• [Data provided]
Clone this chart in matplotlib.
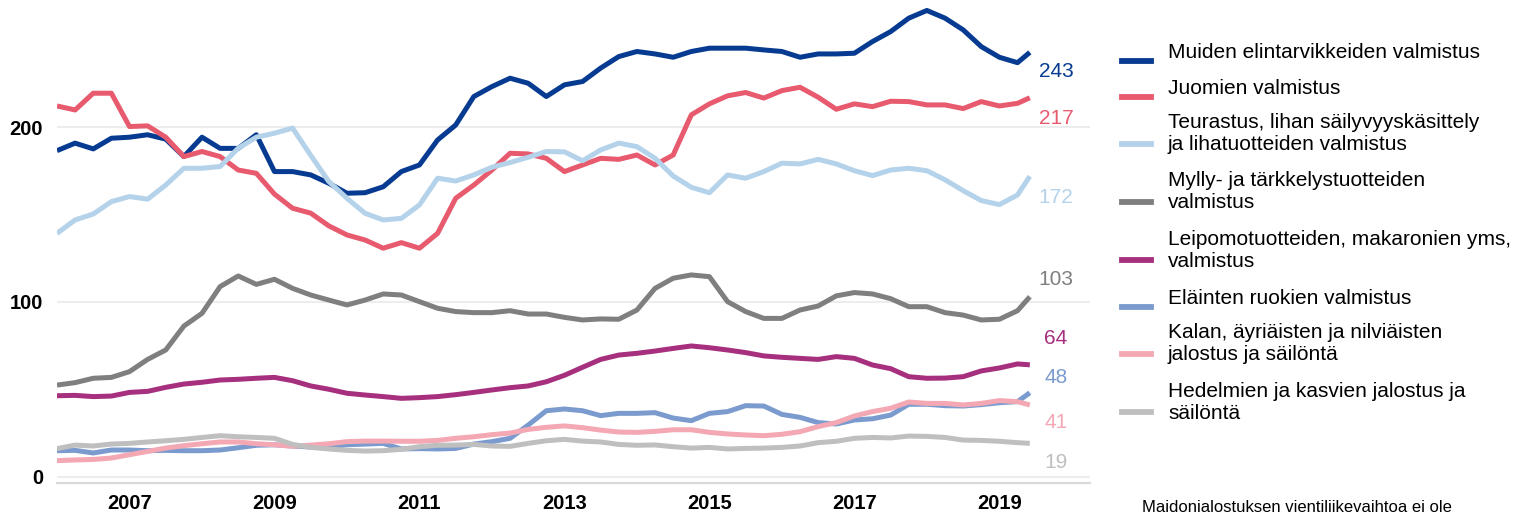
import numpy as np
import matplotlib.pyplot as plt
from matplotlib.lines import Line2D

plt.rcParams['font.family'] = ['Liberation Sans', 'DejaVu Sans']

# quarterly readings 2006..2019Q2 plus the last month
years = list(np.arange(2006, 2019.3, 0.25)) + [2019.42]

muiden = [186.7, 191, 187.7, 193.8, 194.4, 195.8, 193.3, 183.3, 194.4, 188, 188, 195.8, 174.7, 174.7,
          172.8, 168, 162.3, 162.6, 166, 174.7, 178.5, 192.8, 201.4, 217.7, 223.4, 228.2, 225.3, 217.7, 224.4,
          226.3, 234, 240.6, 243.5, 242.1, 240.2, 243.5, 245.4, 245.4, 245.4, 244.4, 243.5, 240.2, 242.1,
          242.1, 242.5, 249.2, 254.9, 262.6, 267, 262.6, 255.9, 246.3, 240.2, 237.1, 243]
juomien = [212.3, 210, 219.6, 219.6, 200.5, 200.9, 194.4, 183.3, 186.2, 183.3, 175.6, 173.7, 161.8, 153.7,
           150.9, 143.6, 138.4, 135.5, 130.8, 134, 130.8, 139.3, 159.4, 167, 175.6, 185.2, 184.8, 182.3, 174.7,
           178.5, 182.3, 181.7, 184.2, 178.5, 184.2, 207.2, 213.5, 218.1, 220, 216.8, 221.1, 223, 217.3,
           210.4, 213.5, 211.9, 215, 214.8, 212.9, 212.9, 210.8, 214.8, 212.3, 213.8, 217]
teurastus = [139.3, 147, 150.4, 157.5, 160.4, 158.9, 167, 176.6, 176.6, 177.6, 188.1, 194.4, 196.7, 199.6,
             184, 169, 159.4, 150.8, 147, 147.9, 155.6, 170.9, 169.3, 172.8, 177.2, 179.9, 182.9, 186.2, 186,
             180.9, 187.1, 191, 189, 182.3, 172.2, 165.7, 162.6, 172.8, 170.9, 174.7, 179.5, 179.1, 181.7,
             179.1, 175.2, 172.4, 175.6, 176.6, 175.2, 170, 163.8, 158.1, 155.8, 161.3, 172]
mylly = [52.4, 53.8, 56.3, 56.8, 60.1, 67.1, 72.5, 86.2, 93.5, 108.8, 114.9, 110.1, 113, 107.8,
         104, 101.1, 98.3, 101.1, 104.6, 104, 100.2, 96.4, 94.5, 93.9, 93.9, 95, 93.1, 93.1, 91.2,
         89.7, 90.3, 90.1, 95.4, 107.8, 113.6, 115.5, 114.5, 100.2, 94.5, 90.6, 90.6, 95.4, 97.7,
         103.5, 105.4, 104.6, 101.9, 97.3, 97.3, 93.9, 92.5, 89.7, 90.1, 95, 103]
leipomo = [46.3, 46.5, 45.8, 46.1, 48.2, 48.8, 51.1, 53, 54, 55.3, 55.7, 56.3, 56.8, 54.9,
           51.9, 50, 47.7, 46.7, 45.8, 44.8, 45.2, 45.8, 46.9, 48.2, 49.6, 50.9, 51.9, 54.3, 58,
           62.6, 67.1, 69.6, 70.6, 71.9, 73.4, 74.8, 73.8, 72.5, 71, 69.1, 68.3, 67.7, 67.1,
           68.7, 67.7, 63.9, 61.8, 57.2, 56.3, 56.4, 57.2, 60.5, 62.2, 64.5, 64]
elainten = [14.8, 15, 13.5, 15.2, 15.2, 14.8, 15, 14.8, 14.8, 15.2, 16.5, 17.9, 18.2, 17.5,
            16.9, 17.1, 18.2, 18.6, 19, 15.8, 16, 15.8, 16.1, 18.6, 20, 21.9, 29.5, 37.7, 38.7,
            37.7, 34.9, 36.2, 36.2, 36.6, 33.5, 32, 36.2, 37.2, 40.6, 40.4, 35.6, 33.9, 30.9,
            30.1, 32.4, 33.1, 35.2, 41.4, 41.4, 40.6, 40.4, 41.2, 42.3, 42.9, 48]
kalan = [9.1, 9.5, 9.8, 10.6, 12.5, 14.4, 16.3, 17.7, 18.8, 19.8, 19.8, 18.8, 18.2, 17.3,
         18, 18.8, 20, 20.3, 20.3, 20.2, 20.2, 20.7, 21.9, 22.8, 24, 24.9, 27, 28.2, 29,
         28, 26.6, 25.5, 25.3, 25.9, 26.8, 26.8, 25.3, 24.4, 23.8, 23.4, 24.2, 25.7, 28.6,
         30.9, 34.7, 37.2, 39.1, 42.7, 41.9, 41.9, 41, 41.9, 43.5, 42.9, 41]
hedelmien = [16, 18, 17.5, 18.6, 19, 19.8, 20.5, 21.3, 22.4, 23.4, 22.8, 22.4, 21.9, 18.4,
             16.7, 15.8, 15, 14.6, 14.8, 15.6, 17.1, 17.9, 18, 18.4, 17.5, 17.3, 19, 20.5, 21.3,
             20.3, 19.8, 18.4, 17.9, 18.1, 17.1, 16.3, 16.7, 15.8, 16.1, 16.3, 16.7, 17.5, 19.4,
             20.2, 21.9, 22.4, 22.1, 23.2, 23, 22.4, 20.9, 20.7, 20.2, 19.4, 19]

names = ["Muiden elintarvikkeiden valmistus",
         "Juomien valmistus",
         "Teurastus, lihan säilyvyyskäsittely\nja lihatuotteiden valmistus",
         "Mylly- ja tärkkelystuotteiden\nvalmistus",
         "Leipomotuotteiden, makaronien yms,\nvalmistus",
         "Eläinten ruokien valmistus",
         "Kalan, äyriäisten ja nilviäisten\njalostus ja säilöntä",
         "Hedelmien ja kasvien jalostus ja\nsäilöntä"]
series = [muiden, juomien, teurastus, mylly, leipomo, elainten, kalan, hedelmien]
colors = ['#073b91', '#e85a6e', '#b4d2ea', '#7f7f7f', '#a6307e', '#7b9bcf', '#f3a8b4', '#bfbfbf']
label_shift = [-11, -12, -12, 10, 15, 9, -10, -11]

W, H = 1521, 512
fig = plt.figure(figsize=(W / 100, H / 100), dpi=100)
ax = fig.add_axes([57 / W, 29 / H, (1090 - 57) / W, 483 / H])

for vals, col, sh in zip(series, colors, label_shift):
    ax.plot(years, vals, color=col, lw=3.6, solid_capstyle='butt')
    ax.text(2019.78, vals[-1] + sh, f"{vals[-1]:.0f}", color=col, fontsize=15,
            ha='center', va='center')

ax.set_xlim(2006, 2020.25)
ax.set_ylim(-3.7, 273)
ax.set_yticks([0, 100, 200])
ax.set_xticks(range(2007, 2020, 2))
ax.grid(axis='y', color='#ededed', lw=1.5)
ax.set_axisbelow(True)
for s in ['top', 'right', 'left']:
    ax.spines[s].set_visible(False)
ax.spines['bottom'].set_color('#d9d9d9')
ax.spines['bottom'].set_linewidth(1.6)
ax.tick_params(axis='both', length=0, labelsize=14.5)
ax.tick_params(axis='y', pad=10)
ax.tick_params(axis='x', pad=8)
for lab in ax.get_xticklabels() + ax.get_yticklabels():
    lab.set_fontweight('bold')

# legend drawn by hand
text_y = [52, 88, 133, 191.5, 250.5, 298, 343.5, 402.5]
handle_y = [61, 97, 144, 202, 260, 307, 354, 412]
for name, col, ty, hy in zip(names, colors, text_y, handle_y):
    fig.add_artist(Line2D([1122 / W, 1151 / W], [1 - hy / H, 1 - hy / H], color=col, lw=4.2,
                          transform=fig.transFigure))
    fig.text(1168 / W, 1 - ty / H, name, fontsize=15, va='center', ha='left', linespacing=1.2)

fig.text(1142 / W, 1 - 500 / H, "Maidonialostuksen vientiliikevaihtoa ei ole", fontsize=12,
         va='top', ha='left')

fig.savefig('out.png', dpi=100)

• [Short task] All of the data above should be transcribed verbatim, with pictures omitted.

• [Reply]
Clone this chart in matplotlib.
import numpy as np
import matplotlib.pyplot as plt
from matplotlib.lines import Line2D

plt.rcParams['font.family'] = ['Liberation Sans', 'DejaVu Sans']

# quarterly readings 2006..2019Q2 plus the last month
years = list(np.arange(2006, 2019.3, 0.25)) + [2019.42]

muiden = [186.7, 191, 187.7, 193.8, 194.4, 195.8, 193.3, 183.3, 194.4, 188, 188, 195.8, 174.7, 174.7,
          172.8, 168, 162.3, 162.6, 166, 174.7, 178.5, 192.8, 201.4, 217.7, 223.4, 228.2, 225.3, 217.7, 224.4,
          226.3, 234, 240.6, 243.5, 242.1, 240.2, 243.5, 245.4, 245.4, 245.4, 244.4, 243.5, 240.2, 242.1,
          242.1, 242.5, 249.2, 254.9, 262.6, 267, 262.6, 255.9, 246.3, 240.2, 237.1, 243]
juomien = [212.3, 210, 219.6, 219.6, 200.5, 200.9, 194.4, 183.3, 186.2, 183.3, 175.6, 173.7, 161.8, 153.7,
           150.9, 143.6, 138.4, 135.5, 130.8, 134, 130.8, 139.3, 159.4, 167, 175.6, 185.2, 184.8, 182.3, 174.7,
           178.5, 182.3, 181.7, 184.2, 178.5, 184.2, 207.2, 213.5, 218.1, 220, 216.8, 221.1, 223, 217.3,
           210.4, 213.5, 211.9, 215, 214.8, 212.9, 212.9, 210.8, 214.8, 212.3, 213.8, 217]
teurastus = [139.3, 147, 150.4, 157.5, 160.4, 158.9, 167, 176.6, 176.6, 177.6, 188.1, 194.4, 196.7, 199.6,
             184, 169, 159.4, 150.8, 147, 147.9, 155.6, 170.9, 169.3, 172.8, 177.2, 179.9, 182.9, 186.2, 186,
             180.9, 187.1, 191, 189, 182.3, 172.2, 165.7, 162.6, 172.8, 170.9, 174.7, 179.5, 179.1, 181.7,
             179.1, 175.2, 172.4, 175.6, 176.6, 175.2, 170, 163.8, 158.1, 155.8, 161.3, 172]
mylly = [52.4, 53.8, 56.3, 56.8, 60.1, 67.1, 72.5, 86.2, 93.5, 108.8, 114.9, 110.1, 113, 107.8,
         104, 101.1, 98.3, 101.1, 104.6, 104, 100.2, 96.4, 94.5, 93.9, 93.9, 95, 93.1, 93.1, 91.2,
         89.7, 90.3, 90.1, 95.4, 107.8, 113.6, 115.5, 114.5, 100.2, 94.5, 90.6, 90.6, 95.4, 97.7,
         103.5, 105.4, 104.6, 101.9, 97.3, 97.3, 93.9, 92.5, 89.7, 90.1, 95, 103]
leipomo = [46.3, 46.5, 45.8, 46.1, 48.2, 48.8, 51.1, 53, 54, 55.3, 55.7, 56.3, 56.8, 54.9,
           51.9, 50, 47.7, 46.7, 45.8, 44.8, 45.2, 45.8, 46.9, 48.2, 49.6, 50.9, 51.9, 54.3, 58,
           62.6, 67.1, 69.6, 70.6, 71.9, 73.4, 74.8, 73.8, 72.5, 71, 69.1, 68.3, 67.7, 67.1,
           68.7, 67.7, 63.9, 61.8, 57.2, 56.3, 56.4, 57.2, 60.5, 62.2, 64.5, 64]
elainten = [14.8, 15, 13.5, 15.2, 15.2, 14.8, 15, 14.8, 14.8, 15.2, 16.5, 17.9, 18.2, 17.5,
            16.9, 17.1, 18.2, 18.6, 19, 15.8, 16, 15.8, 16.1, 18.6, 20, 21.9, 29.5, 37.7, 38.7,
            37.7, 34.9, 36.2, 36.2, 36.6, 33.5, 32, 36.2, 37.2, 40.6, 40.4, 35.6, 33.9, 30.9,
            30.1, 32.4, 33.1, 35.2, 41.4, 41.4, 40.6, 40.4, 41.2, 42.3, 42.9, 48]
kalan = [9.1, 9.5, 9.8, 10.6, 12.5, 14.4, 16.3, 17.7, 18.8, 19.8, 19.8, 18.8, 18.2, 17.3,
         18, 18.8, 20, 20.3, 20.3, 20.2, 20.2, 20.7, 21.9, 22.8, 24, 24.9, 27, 28.2, 29,
         28, 26.6, 25.5, 25.3, 25.9, 26.8, 26.8, 25.3, 24.4, 23.8, 23.4, 24.2, 25.7, 28.6,
         30.9, 34.7, 37.2, 39.1, 42.7, 41.9, 41.9, 41, 41.9, 43.5, 42.9, 41]
hedelmien = [16, 18, 17.5, 18.6, 19, 19.8, 20.5, 21.3, 22.4, 23.4, 22.8, 22.4, 21.9, 18.4,
             16.7, 15.8, 15, 14.6, 14.8, 15.6, 17.1, 17.9, 18, 18.4, 17.5, 17.3, 19, 20.5, 21.3,
             20.3, 19.8, 18.4, 17.9, 18.1, 17.1, 16.3, 16.7, 15.8, 16.1, 16.3, 16.7, 17.5, 19.4,
             20.2, 21.9, 22.4, 22.1, 23.2, 23, 22.4, 20.9, 20.7, 20.2, 19.4, 19]

names = ["Muiden elintarvikkeiden valmistus",
         "Juomien valmistus",
         "Teurastus, lihan säilyvyyskäsittely\nja lihatuotteiden valmistus",
         "Mylly- ja tärkkelystuotteiden\nvalmistus",
         "Leipomotuotteiden, makaronien yms,\nvalmistus",
         "Eläinten ruokien valmistus",
         "Kalan, äyriäisten ja nilviäisten\njalostus ja säilöntä",
         "Hedelmien ja kasvien jalostus ja\nsäilöntä"]
series = [muiden, juomien, teurastus, mylly, leipomo, elainten, kalan, hedelmien]
colors = ['#073b91', '#e85a6e', '#b4d2ea', '#7f7f7f', '#a6307e', '#7b9bcf', '#f3a8b4', '#bfbfbf']
label_shift = [-11, -12, -12, 10, 15, 9, -10, -11]

W, H = 1521, 512
fig = plt.figure(figsize=(W / 100, H / 100), dpi=100)
ax = fig.add_axes([57 / W, 29 / H, (1090 - 57) / W, 483 / H])

for vals, col, sh in zip(series, colors, label_shift):
    ax.plot(years, vals, color=col, lw=3.6, solid_capstyle='butt')
    ax.text(2019.78, vals[-1] + sh, f"{vals[-1]:.0f}", color=col, fontsize=15,
            ha='center', va='center')

ax.set_xlim(2006, 2020.25)
ax.set_ylim(-3.7, 273)
ax.set_yticks([0, 100, 200])
ax.set_xticks(range(2007, 2020, 2))
ax.grid(axis='y', color='#ededed', lw=1.5)
ax.set_axisbelow(True)
for s in ['top', 'right', 'left']:
    ax.spines[s].set_visible(False)
ax.spines['bottom'].set_color('#d9d9d9')
ax.spines['bottom'].set_linewidth(1.6)
ax.tick_params(axis='both', length=0, labelsize=14.5)
ax.tick_params(axis='y', pad=10)
ax.tick_params(axis='x', pad=8)
for lab in ax.get_xticklabels() + ax.get_yticklabels():
    lab.set_fontweight('bold')

# legend drawn by hand
text_y = [52, 88, 133, 191.5, 250.5, 298, 343.5, 402.5]
handle_y = [61, 97, 144, 202, 260, 307, 354, 412]
for name, col, ty, hy in zip(names, colors, text_y, handle_y):
    fig.add_artist(Line2D([1122 / W, 1151 / W], [1 - hy / H, 1 - hy / H], color=col, lw=4.2,
                          transform=fig.transFigure))
    fig.text(1168 / W, 1 - ty / H, name, fontsize=15, va='center', ha='left', linespacing=1.2)

fig.text(1142 / W, 1 - 500 / H, "Maidonialostuksen vientiliikevaihtoa ei ole", fontsize=12,
         va='top', ha='left')

fig.savefig('out.png', dpi=100)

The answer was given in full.